Two cars are in a drag race. The first starts and continues to uniformly accelerate up to the finish line some time later. The second car follows the first out of the starting box 1s afterwards traveling exactly as it did. Will the cars be the same distance apart throughout the race? How much time will there be between their successive crossing of the finish line ?

I think the answer to the first question is yes, and to the second one : 1s.
What do you think about that ?
Thanks

[faust9]

If this where changed a little to say "Two balls are dropped from the same height but with a 1 second delay between the release of each ball" Would the distance between the balls remain constant?

[Omid]

Yes it would remain constatn.

[faust9]

No... What is the definition of acceleration?

[Tide]

Are you sure?

[faust9]

Are you sure?

Who are you asking?

[BobG]

Two cars are in a drag race. The first starts and continues to uniformly accelerate up to the finish line some time later. The second car follows the first out of the starting box 1s afterwards traveling exactly as it did. Will the cars be the same distance apart throughout the race? How much time will there be between their successive crossing of the finish line ?

I think the answer to the first question is yes, and to the second one : 1s.
What do you think about that ?
Thanks
The answer to the first is 'No'. The answer to the second is '1 sec'.

If the cars are accelerating at a constant rate, they cover more ground each second than they did the previous second.

If they are accelerating at 2 m/s^2:

After 1 sec, the first has moved 1 meter - the second 0.
After 2 sec, the first has moved 4 meters - the second 1 meter.
After 3 sec, the first has moved 9 meters - the second 4 meters.
And so on.

[faust9]

\vec{a}=\frac{dv}{dt}

At any given time the velocities of the two falling bodies will not be the same. The one dropped first will have a greater V at time 1 than the second body. If you look at acc. of each body with respect to the earth the acc. will be the same. Look at the acc. of one body with respet to the other and you see that the acc is constantly changing.

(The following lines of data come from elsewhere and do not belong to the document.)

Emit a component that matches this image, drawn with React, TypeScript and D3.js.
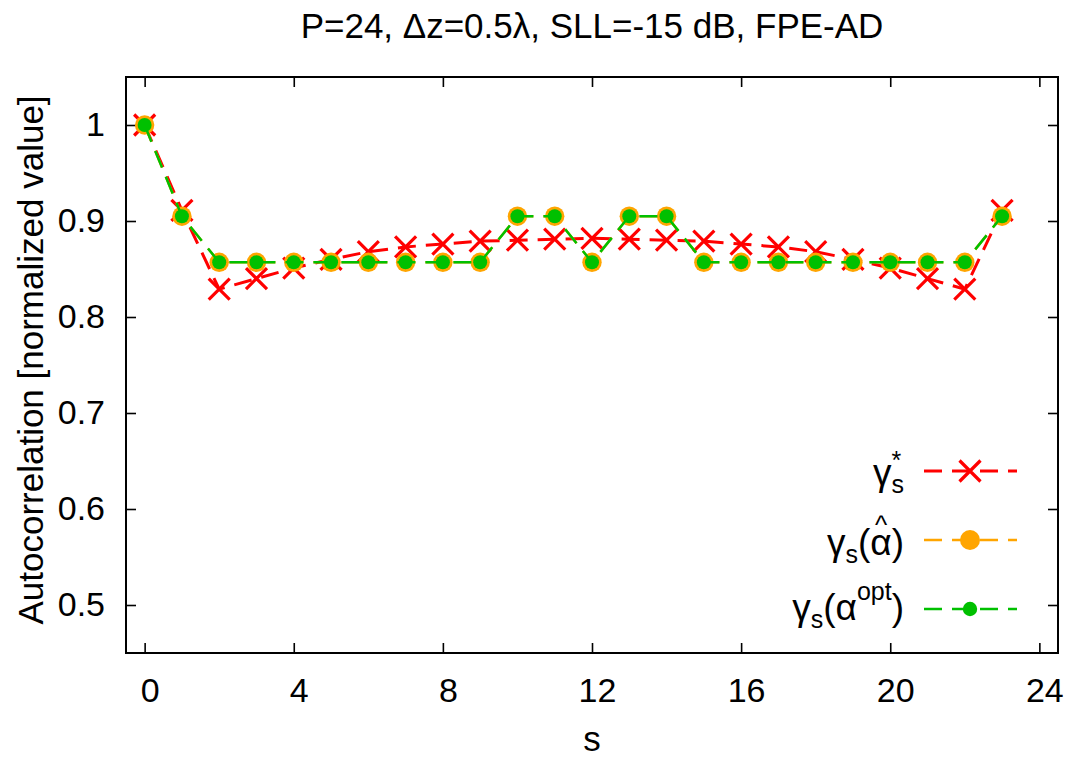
import React, { useEffect, useRef } from 'react';
import * as d3 from 'd3';

// lag index s
const S = [0, 1, 2, 3, 4, 5, 6, 7, 8, 9, 10, 11, 12, 13, 14, 15, 16, 17, 18, 19, 20, 21, 22, 23];

// gamma_s^*  (red crosses)
const GAMMA_STAR = [1.0, 0.911, 0.829, 0.840, 0.851, 0.860, 0.868, 0.873, 0.876, 0.879, 0.880, 0.881,
  0.882, 0.881, 0.880, 0.879, 0.876, 0.873, 0.868, 0.860, 0.851, 0.840, 0.829, 0.911];

// gamma_s(alpha hat)  (orange circles)
const GAMMA_HAT = [1.0, 0.905, 0.857, 0.857, 0.857, 0.857, 0.857, 0.857, 0.857, 0.857, 0.905, 0.905,
  0.857, 0.905, 0.905, 0.857, 0.857, 0.857, 0.857, 0.857, 0.857, 0.857, 0.857, 0.905];

// gamma_s(alpha opt)  (green dots)
const GAMMA_OPT = [1.0, 0.905, 0.857, 0.857, 0.857, 0.857, 0.857, 0.857, 0.857, 0.857, 0.905, 0.905,
  0.857, 0.905, 0.905, 0.857, 0.857, 0.857, 0.857, 0.857, 0.857, 0.857, 0.857, 0.905];

const X_TICKS = [0, 4, 8, 12, 16, 20, 24];
const Y_TICKS = [0.5, 0.6, 0.7, 0.8, 0.9, 1];
const Y_TICK_LABELS = ['0.5', '0.6', '0.7', '0.8', '0.9', '1'];

const TITLE = 'P=24, \u0394z=0.5\u03bb, SLL=-15 dB, FPE-AD';
const X_LABEL = 's';
const Y_LABEL = 'Autocorrelation [normalized value]';

const FONT = "'Liberation Sans', Arial, Helvetica, sans-serif";
const RED = '#ff0000';
const ORANGE = '#ffa500';
const GREEN = '#00c000';

const App = () => {
  const svgRef = useRef<SVGSVGElement>(null);

  useEffect(() => {
    if (!svgRef.current) return;
    const svg = d3.select(svgRef.current);
    svg.selectAll('*').remove();

    const left = 126, right = 1058, top = 77, bottom = 653;

    const x = d3.scaleLinear().domain([-0.5, 24.5]).range([left, right]);
    const y = d3.scaleLinear().domain([0.45, 1.05]).range([bottom, top]);

    svg.append('rect').attr('width', 1080).attr('height', 762).attr('fill', '#fff');

    // axes with inward ticks, mirrored on top / right
    const bottomAxis = svg.append('g')
      .attr('transform', `translate(0,${bottom})`)
      .call(d3.axisBottom(x).tickValues(X_TICKS).tickSizeInner(-10).tickSizeOuter(0).tickPadding(25));
    bottomAxis.selectAll('.tick text').attr('dx', 5);
    const leftAxis = svg.append('g')
      .attr('transform', `translate(${left},0)`)
      .call(d3.axisLeft(y).tickValues(Y_TICKS).tickSizeInner(-10).tickSizeOuter(0).tickPadding(21)
        .tickFormat((d, i) => Y_TICK_LABELS[i]));
    svg.append('g')
      .attr('transform', `translate(0,${top})`)
      .call(d3.axisTop(x).tickValues(X_TICKS).tickSizeInner(-10).tickSizeOuter(0).tickFormat(() => ''));
    svg.append('g')
      .attr('transform', `translate(${right},0)`)
      .call(d3.axisRight(y).tickValues(Y_TICKS).tickSizeInner(-10).tickSizeOuter(0).tickFormat(() => ''));

    svg.selectAll('.domain').remove();
    svg.selectAll('.tick line').attr('stroke', '#000').attr('stroke-width', 1.6);
    [bottomAxis, leftAxis].forEach(a => a.selectAll('text')
      .attr('font-family', FONT).attr('font-size', 34).attr('fill', '#000'));

    svg.append('rect')
      .attr('x', left).attr('y', top)
      .attr('width', right - left).attr('height', bottom - top)
      .attr('fill', 'none').attr('stroke', '#000').attr('stroke-width', 2);

    // title and axis labels
    svg.append('text')
      .attr('x', (left + right) / 2).attr('y', 38)
      .attr('text-anchor', 'middle')
      .attr('font-family', FONT).attr('font-size', 35)
      .text(TITLE);
    svg.append('text')
      .attr('x', (left + right) / 2).attr('y', 751)
      .attr('text-anchor', 'middle')
      .attr('font-family', FONT).attr('font-size', 35)
      .text(X_LABEL);
    svg.append('text')
      .attr('transform', `translate(43,360) rotate(-90)`)
      .attr('text-anchor', 'middle')
      .attr('font-family', FONT).attr('font-size', 35)
      .text(Y_LABEL);

    const line = d3.line<number>().x((d, i) => x(S[i])).y(d => y(d));
    const cross = 'M-10.5,-10.5L10.5,10.5M-10.5,10.5L10.5,-10.5';

    const series = [
      { values: GAMMA_STAR, color: RED, width: 3, kind: 'x', r: 0 },
      { values: GAMMA_HAT, color: ORANGE, width: 2.5, kind: 'o', r: 9.7 },
      { values: GAMMA_OPT, color: GREEN, width: 2.5, kind: 'o', r: 7 },
    ];

    const plot = svg.append('g');
    series.forEach(sr => {
      plot.append('path')
        .datum(sr.values)
        .attr('d', line)
        .attr('fill', 'none')
        .attr('stroke', sr.color)
        .attr('stroke-width', sr.width)
        .attr('stroke-dasharray', '18,10');
      if (sr.kind === 'x') {
        plot.selectAll(null).data(sr.values).enter().append('path')
          .attr('d', cross)
          .attr('transform', (d, i) => `translate(${x(S[i])},${y(d)})`)
          .attr('stroke', sr.color).attr('stroke-width', 3.2).attr('fill', 'none');
      } else {
        plot.selectAll(null).data(sr.values).enter().append('circle')
          .attr('cx', (d, i) => x(S[i])).attr('cy', d => y(d))
          .attr('r', sr.r).attr('fill', sr.color);
      }
    });

    // legend
    type Piece = { t: string; fs: number; dy: number; over?: 'left' | 'center' };
    const MAIN = 37, SMALL = 25;
    const gam: Piece[] = [{ t: '\u03b3', fs: MAIN, dy: 0 }, { t: 's', fs: SMALL, dy: 8 }];
    const legendLabels: { pieces: Piece[]; rowY: number; base: number }[] = [
      { pieces: [...gam, { t: '*', fs: SMALL, dy: -16, over: 'left' }], rowY: 471, base: 485 },
      {
        pieces: [...gam, { t: '(', fs: MAIN, dy: 0 }, { t: '\u03b1', fs: MAIN, dy: 0 },
          { t: '^', fs: 26, dy: -21, over: 'center' }, { t: ')', fs: MAIN, dy: 0 }],
        rowY: 540, base: 555,
      },
      {
        pieces: [...gam, { t: '(', fs: MAIN, dy: 0 }, { t: '\u03b1', fs: MAIN, dy: 0 },
          { t: 'opt', fs: SMALL, dy: -20 }, { t: ')', fs: MAIN, dy: 0 }],
        rowY: 609, base: 620,
      },
    ];

    const legend = svg.append('g');
    legendLabels.forEach((entry, k) => {
      const g = legend.append('g');
      let cursor = 0;
      let prevX = 0, prevW = 0;
      entry.pieces.forEach(p => {
        const t = g.append('text')
          .attr('font-family', FONT).attr('font-size', p.fs)
          .attr('y', entry.base + p.dy)
          .text(p.t);
        const w = (t.node() as SVGTextElement).getComputedTextLength();
        if (p.over === 'left') {
          t.attr('x', prevX);
        } else if (p.over === 'center') {
          t.attr('x', prevX + prevW / 2 - w / 2);
        } else {
          t.attr('x', cursor);
          prevX = cursor; prevW = w;
          cursor += w;
        }
      });
      g.attr('transform', `translate(${904 - cursor},0)`);

      const sr = series[k];
      legend.append('line')
        .attr('x1', 924).attr('x2', 1017)
        .attr('y1', entry.rowY).attr('y2', entry.rowY)
        .attr('stroke', sr.color).attr('stroke-width', sr.width)
        .attr('stroke-dasharray', '18,10');
      if (sr.kind === 'x') {
        legend.append('path').attr('d', cross)
          .attr('transform', `translate(970,${entry.rowY})`)
          .attr('stroke', sr.color).attr('stroke-width', 3.2).attr('fill', 'none');
      } else {
        legend.append('circle').attr('cx', 970).attr('cy', entry.rowY)
          .attr('r', k === 1 ? 10 : 7.2).attr('fill', sr.color);
      }
    });
  }, []);

  return (
    <svg
      ref={svgRef}
      width={1080}
      height={762}
      style={{ position: 'absolute', left: 0, top: 0, display: 'block' }}
    />
  );
};

export default App;
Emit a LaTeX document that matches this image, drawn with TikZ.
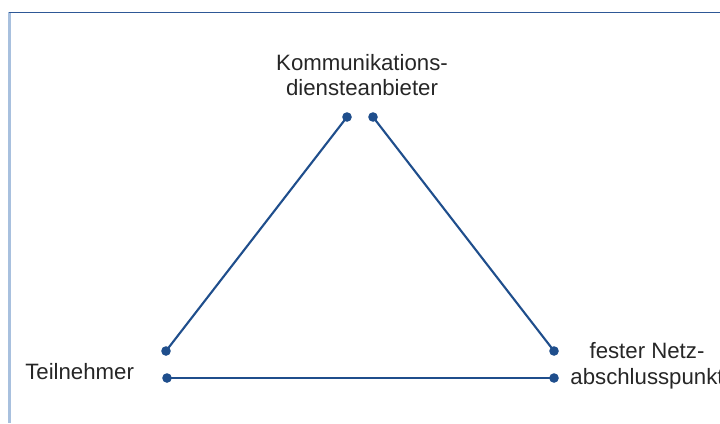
\documentclass[tikz,border=0pt]{standalone}
\usepackage{fontspec}
\setmainfont{Liberation Sans}
\usetikzlibrary{calc}
\definecolor{linie}{RGB}{31,78,140}
\definecolor{rahmen}{RGB}{46,88,150}
\definecolor{rahmenhell}{RGB}{168,192,222}
\definecolor{schrift}{RGB}{38,38,38}
\begin{document}
\begin{tikzpicture}[x=0.025cm, y=-0.025cm,
	punkt/.style={circle, fill=linie, draw=none, inner sep=0pt, minimum size=0.24cm},
	beschriftung/.style={font=\fontsize{15.8}{18.4}\selectfont, text=schrift, align=center, inner sep=0pt},
	verbindung/.style={draw=linie, line width=1.5pt}]

	\useasboundingbox (0,0) rectangle (720,423);

	% Rahmen
	\draw[rahmenhell, line width=1.6pt] (9.5,12) -- (9.5,423);
	\draw[rahmen, line width=1.2pt] (9,12.5) -- (720,12.5);

	% Beschriftungen
	\node[beschriftung] (KD) at (362,75) {Kommunikations-\\diensteanbieter};
	\node[beschriftung, anchor=west] (TN) at (25,372) {Teilnehmer};
	\node[beschriftung] (NA) at (647,366) {fester Netz-\\abschlusspunkt};

	% Punkte
	\node[punkt] (K1) at (347,117) {};
	\node[punkt] (K2) at (373,117) {};
	\node[punkt] (T1) at (166,351) {};
	\node[punkt] (T2) at (167,378) {};
	\node[punkt] (N1) at (554,351) {};
	\node[punkt] (N2) at (554,378) {};

	% Linien
	\draw[verbindung] (T1.center) -- (K1.center);
	\draw[verbindung] (K2.center) -- (N1.center);
	\draw[verbindung] (T2.center) -- (N2.center);

\end{tikzpicture}
\end{document}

\vec{a}_{rel}=\frac{dv_{rel}}{dt}

When doing comparisons like this you need to look at the bodies in relation to each other and not in relation to a third body (usually).

Good luck.

[Omid]

Thanks a lot

[Omid]

So they are closest to each other after first second, aren't they ?

[Tide]

Who are you asking?

Sorry - I was asking Omid who stated the separation would be constant. I didn't notice you had slipped in there before I posted it.